When Your Right to Redeem Expires in Massachusetts

Under the Massachusetts statutes, you can redeem your home up until:

  • the purchaser, city, or town files the petition for foreclosure or
  • the date set by the land court if you make an offer to redeem in an answer to the petition. (Mass. Gen. Laws ch. 60, §§ 62, 68).

If you miss the deadline to file an answer to the petition, the court might let you redeem up until it enters a judgment foreclosing your right of redemption. If you want to redeem your home after the foreclosure starts, your best bet is to get an attorney's help.

How Much You'll Have to Pay to Redeem Your Massachusetts Property

To redeem the property, you generally must pay the original amount due, plus interest at 16% and all charges. (Mass. Gen. Laws ch. 60, § 62). But if the foreclosure has already started and the court permits you to redeem, you must also pay court costs and attorneys' fees. (Mass. Gen. Laws ch. 60, § 68).

Vacating a Foreclosure Judgment

You can file a petition asking the court to vacate its judgment within one year (or 90 days if the property was abandoned or the redemption amount exceeded the parcel's assessed value). (Mass. Gen. Laws ch. 60, § 69A). But judgments are rarely vacated, and few arguments exist for vacating a judgment. If you want information about vacating a judgment, talk to an attorney.

What Happens to My Mortgage in a Tax Sale or Taking?

Because a property tax lien has priority, mortgages (and deeds of trust) get wiped out if you lose your home through a tax sale process. So, If your loan isn't escrowed and you fail to pay the property taxes like you're supposed to, the loan servicer will usually advance money to pay delinquent property taxes to prevent a tax sale from happening.

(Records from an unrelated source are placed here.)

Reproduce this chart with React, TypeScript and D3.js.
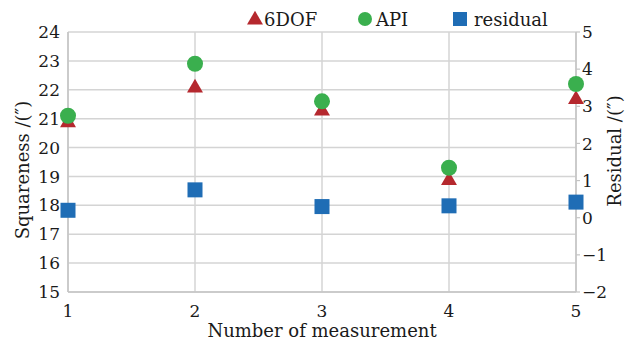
import React from "react";
import * as d3 from "d3";

const measurements = [1, 2, 3, 4, 5];
const dof6 = [20.9, 22.1, 21.3, 18.9, 21.7];
const api = [21.1, 22.9, 21.6, 19.3, 22.2];
const residual = [0.2, 0.75, 0.3, 0.32, 0.42];
const leftTicks = [15, 16, 17, 18, 19, 20, 21, 22, 23, 24];
const rightTicks = [-2, -1, 0, 1, 2, 3, 4, 5];

const W = 625;
const H = 345;
const margin = { left: 68, right: 49, top: 32, bottom: 53 };
const font = "'DejaVu Serif', serif";

const red = "#b5282e";
const green = "#3aaf4e";
const blue = "#1f6db5";

export default function App() {
    const x = d3.scaleLinear().domain([1, 5]).range([margin.left, W - margin.right]);
    const yL = d3.scaleLinear().domain([15, 24]).range([H - margin.bottom, margin.top]);
    const yR = d3.scaleLinear().domain([-2, 5]).range([H - margin.bottom, margin.top]);
    const tri = d3.symbol().type(d3.symbolTriangle).size(110)();
    const x0 = margin.left, x1 = W - margin.right;
    const y0 = H - margin.bottom, y1 = margin.top;
    const minus = (v: number) => (v < 0 ? "\u2212" + Math.abs(v) : String(v));

    return (
        <svg width={W} height={H} style={{ position: "absolute", left: 0, top: 0 }} fontFamily={font}>
            <rect width={W} height={H} fill="#fff" />
            {/* grid */}
            {leftTicks.map(t => (
                <line key={"h" + t} x1={x0} x2={x1} y1={yL(t)} y2={yL(t)} stroke="#d4d4d4" strokeWidth={1.5} />
            ))}
            {measurements.map(m => (
                <line key={"v" + m} x1={x(m)} x2={x(m)} y1={y0} y2={y1} stroke="#d4d4d4" strokeWidth={1.5} />
            ))}
            {/* axes */}
            <line x1={x0} x2={x0} y1={y0} y2={y1} stroke="#c4c4c4" strokeWidth={1.5} />
            <line x1={x1} x2={x1} y1={y0} y2={y1} stroke="#c4c4c4" strokeWidth={1.5} />
            <line x1={x0} x2={x1} y1={y0} y2={y0} stroke="#c4c4c4" strokeWidth={1.5} />
            {rightTicks.map(t => (
                <line key={"rt" + t} x1={x1} x2={x1 + 4} y1={yR(t)} y2={yR(t)} stroke="#c4c4c4" strokeWidth={1.2} />
            ))}
            {/* tick labels */}
            {leftTicks.map(t => (
                <text key={"lt" + t} x={x0 - 8} y={yL(t)} dy="0.36em" textAnchor="end" fontSize={17} fill="#1a1a1a">{t}</text>
            ))}
            {rightTicks.map(t => (
                <text key={"rl" + t} x={x1 + 6} y={yR(t)} dy="0.36em" textAnchor="start" fontSize={17} fill="#1a1a1a">{minus(t)}</text>
            ))}
            {measurements.map(m => (
                <text key={"xt" + m} x={x(m)} y={y0 + 25} textAnchor="middle" fontSize={17} fill="#1a1a1a">{m}</text>
            ))}
            {/* axis titles */}
            <text x={(x0 + x1) / 2} y={337} textAnchor="middle" fontSize={18} fill="#1a1a1a">Number of measurement</text>
            <text transform={`translate(29,170) rotate(-90)`} textAnchor="middle" fontSize={18} fill="#1a1a1a">Squareness /(″)</text>
            <text transform={`translate(621,151) rotate(-90)`} textAnchor="middle" fontSize={18} fill="#1a1a1a">Residual /(″)</text>
            {/* series */}
            {dof6.map((v, i) => (
                <path key={"d" + i} d={tri!} transform={`translate(${x(measurements[i])},${yL(v) + 1})`} fill={red} />
            ))}
            {api.map((v, i) => (
                <circle key={"a" + i} cx={x(measurements[i])} cy={yL(v)} r={8} fill={green} />
            ))}
            {residual.map((v, i) => (
                <rect key={"r" + i} x={x(measurements[i]) - 7.5} y={yR(v) - 7.5} width={15} height={15} fill={blue} />
            ))}
            {/* legend */}
            <path d={tri!} transform="translate(255,20)" fill={red} />
            <text x={264} y={26} fontSize={18} fill="#1a1a1a">6DOF</text>
            <circle cx={365} cy={19} r={7} fill={green} />
            <text x={376} y={26} fontSize={18} fill="#1a1a1a">API</text>
            <rect x={453} y={12} width={14} height={14} fill={blue} />
            <text x={474} y={26} fontSize={18} fill="#1a1a1a">residual</text>
        </svg>
    );
}
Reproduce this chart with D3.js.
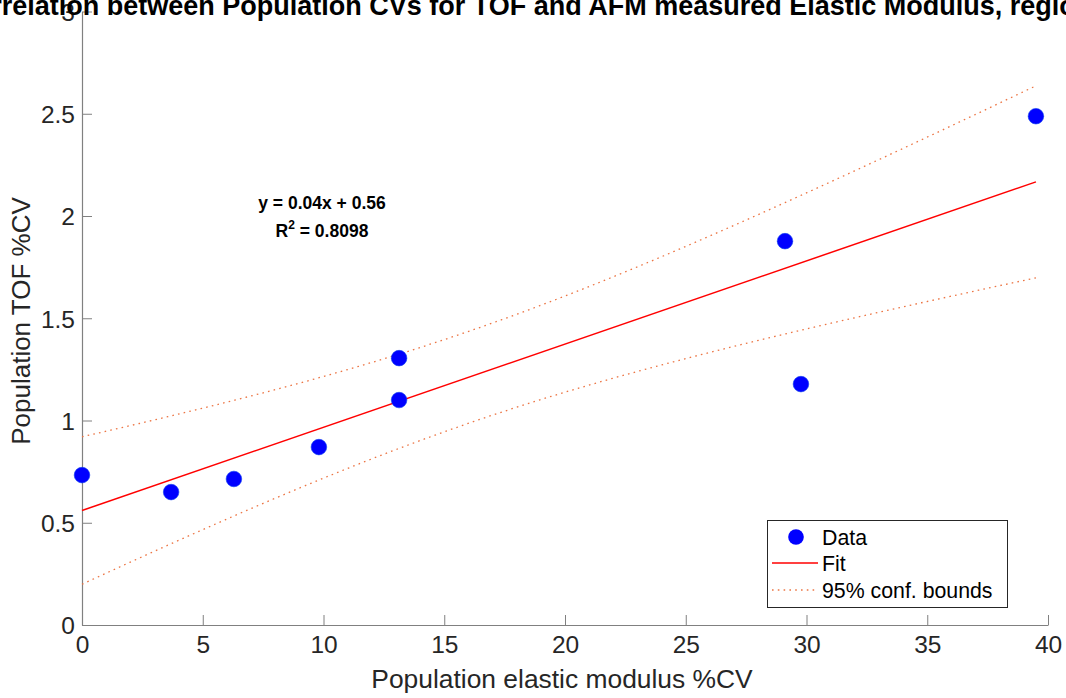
<!DOCTYPE html>
<html>
<head>
<meta charset="utf-8">
<script src="https://cdn.jsdelivr.net/npm/d3@7"></script>
<style>
  html, body { margin: 0; padding: 0; background: #fff; overflow: hidden; }
  svg { display: block; font-family: "Liberation Sans", Arial, Helvetica, sans-serif; }
</style>
</head>
<body>
<svg id="chart" width="1066" height="698"></svg>
<script>
// Population coefficient-of-variation pairs (elastic modulus %CV vs TOF %CV)
const elasticCV = [0, 3.69, 6.29, 9.81, 13.13, 13.13, 29.11, 29.77, 39.5];
const tofCV     = [0.733, 0.65, 0.714, 0.870, 1.305, 1.10, 1.877, 1.178, 2.488];

const xTicks = [0, 5, 10, 15, 20, 25, 30, 35, 40];
const yTicks = [0, 0.5, 1, 1.5, 2, 2.5, 3];
const legendLabels = ["Data", "Fit", "95% conf. bounds"];
const rSquaredText = "0.8098";
const tCrit = 2.3646; // two-sided 95% Student t, n - 2 = 7 degrees of freedom

const titleText = "Correlation between Population CVs for TOF and AFM measured Elastic Modulus, region 1 vs 2";
const xLabel = "Population elastic modulus %CV";
const yLabel = "Population TOF %CV";

// Ordinary least-squares fit and pointwise confidence band for the mean
const n = elasticCV.length;
const mx = d3.mean(elasticCV), my = d3.mean(tofCV);
const sxx = d3.sum(elasticCV, v => (v - mx) ** 2);
const sxy = d3.sum(elasticCV.map((v, i) => (v - mx) * (tofCV[i] - my)));
const slope = sxy / sxx;
const intercept = my - slope * mx;
const sse = d3.sum(elasticCV.map((v, i) => (tofCV[i] - (intercept + slope * v)) ** 2));
const sErr = Math.sqrt(sse / (n - 2));
const fitAt = v => intercept + slope * v;
const halfWidth = v => tCrit * sErr * Math.sqrt(1 / n + (v - mx) ** 2 / sxx);

const xMin = d3.min(elasticCV), xMax = d3.max(elasticCV);
const sampleX = d3.range(0, 101).map(i => xMin + (xMax - xMin) * i / 100);

const svg = d3.select("#chart");
const plotLeft = 82, plotRight = 1048, plotTop = 11.5, plotBottom = 625;

const x = d3.scaleLinear().domain([0, 40]).range([plotLeft, plotRight]);
const y = d3.scaleLinear().domain([0, 3]).range([plotBottom, plotTop]);

const axisColor = "#808080";
const textColor = "#262626";

// Axes (box off, inward ticks)
const gx = svg.append("g").attr("transform", `translate(0,${plotBottom})`)
  .call(d3.axisBottom(x).tickValues(xTicks).tickSizeInner(-10).tickSizeOuter(0).tickPadding(11).tickFormat(d3.format("d")));
const gy = svg.append("g").attr("transform", `translate(${plotLeft},0)`)
  .call(d3.axisLeft(y).tickValues(yTicks).tickSizeInner(-10).tickSizeOuter(0).tickPadding(7).tickFormat(d => d3.format("")(d)));

[gx, gy].forEach(g => {
  g.select(".domain").attr("stroke", axisColor).attr("stroke-width", 1.2);
  g.selectAll(".tick line").attr("stroke", axisColor).attr("stroke-width", 1);
  g.selectAll(".tick text").attr("fill", textColor).attr("font-size", 24.5)
    .attr("font-family", "'Liberation Sans', Arial, sans-serif");
});
gx.selectAll(".tick text").attr("dy", "0.71em");
gy.selectAll(".tick text").attr("dy", "0.36em");

// Axis labels
svg.append("text").attr("x", 562).attr("y", 688)
  .attr("text-anchor", "middle").attr("font-size", 26.4).attr("fill", textColor).text(xLabel);
svg.append("text").attr("transform", "translate(30,321) rotate(-90)")
  .attr("text-anchor", "middle").attr("font-size", 26).attr("fill", textColor).text(yLabel);

// Title (wider than the figure, so it runs past both edges)
svg.append("text").attr("x", (plotLeft + plotRight) / 2).attr("y", 15)
  .attr("text-anchor", "middle").attr("font-size", 27).attr("font-weight", "bold")
  .attr("fill", "#000").text(titleText);

// Confidence bounds
const boundColor = "#ec7544";
const line = d3.line().x(d => x(d[0])).y(d => y(d[1]));
[1, -1].forEach(sign => {
  svg.append("path")
    .attr("d", line(sampleX.map(v => [v, fitAt(v) + sign * halfWidth(v)])))
    .attr("fill", "none").attr("stroke", boundColor).attr("stroke-width", 1.3)
    .attr("stroke-dasharray", "1.6,4.2");
});

// Fit line
svg.append("path")
  .attr("d", line([[xMin, fitAt(xMin)], [xMax, fitAt(xMax)]]))
  .attr("fill", "none").attr("stroke", "#ff0000").attr("stroke-width", 1.5);

// Data points
svg.append("g").selectAll("circle")
  .data(elasticCV.map((v, i) => [v, tofCV[i]]))
  .join("circle")
  .attr("cx", d => x(d[0])).attr("cy", d => y(d[1])).attr("r", 7.8)
  .attr("fill", "#0000ff").attr("stroke", "#0a3cf0").attr("stroke-width", 0.6);

// Fit equation annotation
const ann = svg.append("text").attr("text-anchor", "middle")
  .attr("font-size", 17.5).attr("font-weight", "bold").attr("fill", "#000");
ann.append("tspan").attr("x", 322).attr("y", 209)
  .text(`y = ${slope.toFixed(2)}x + ${intercept.toFixed(2)}`);
const r2 = ann.append("tspan").attr("x", 322).attr("y", 237);
r2.append("tspan").text("R");
r2.append("tspan").attr("font-size", 12).attr("dy", -8).text("2");
r2.append("tspan").attr("dy", 8).text(` = ${rSquaredText}`);

// Legend
const lg = svg.append("g");
lg.append("rect").attr("x", 767.5).attr("y", 520.5).attr("width", 240).attr("height", 87)
  .attr("fill", "#fff").attr("stroke", "#262626").attr("stroke-width", 1);
const rows = [537, 563, 590];
lg.append("circle").attr("cx", 796).attr("cy", rows[0]).attr("r", 7.8).attr("fill", "#0000ff");
lg.append("line").attr("x1", 772).attr("x2", 818).attr("y1", rows[1]).attr("y2", rows[1])
  .attr("stroke", "#ff0000").attr("stroke-width", 1.5);
lg.append("line").attr("x1", 772).attr("x2", 818).attr("y1", rows[2]).attr("y2", rows[2])
  .attr("stroke", boundColor).attr("stroke-width", 1.3).attr("stroke-dasharray", "1.6,4.2");
lg.selectAll("text.lab").data(legendLabels).join("text").attr("class", "lab")
  .attr("x", 822).attr("y", (d, i) => rows[i]).attr("dy", "0.36em")
  .attr("font-size", 21.3).attr("fill", "#000").text(d => d);
</script>
</body>
</html>
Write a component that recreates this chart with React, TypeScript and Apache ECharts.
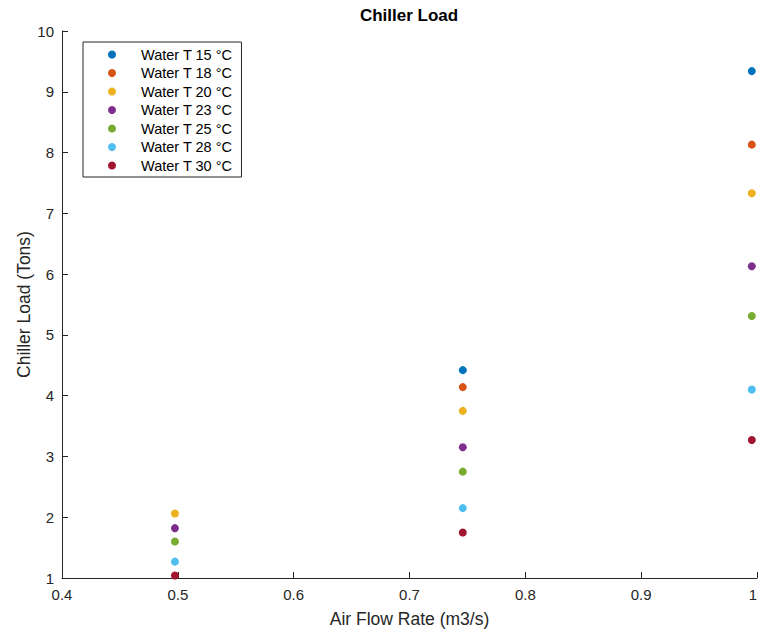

Most mortgages have a clause allowing the lender to add the amount it paid to bring the taxes current to your loan balance. You'll then have to make repayment arrangements with the servicer or potentially face a foreclosure.

Getting Help

If you're already facing a property tax sale or taking in Massachusetts and have questions (or need help redeeming your property), consider talking to a foreclosure, tax, or real estate lawyer.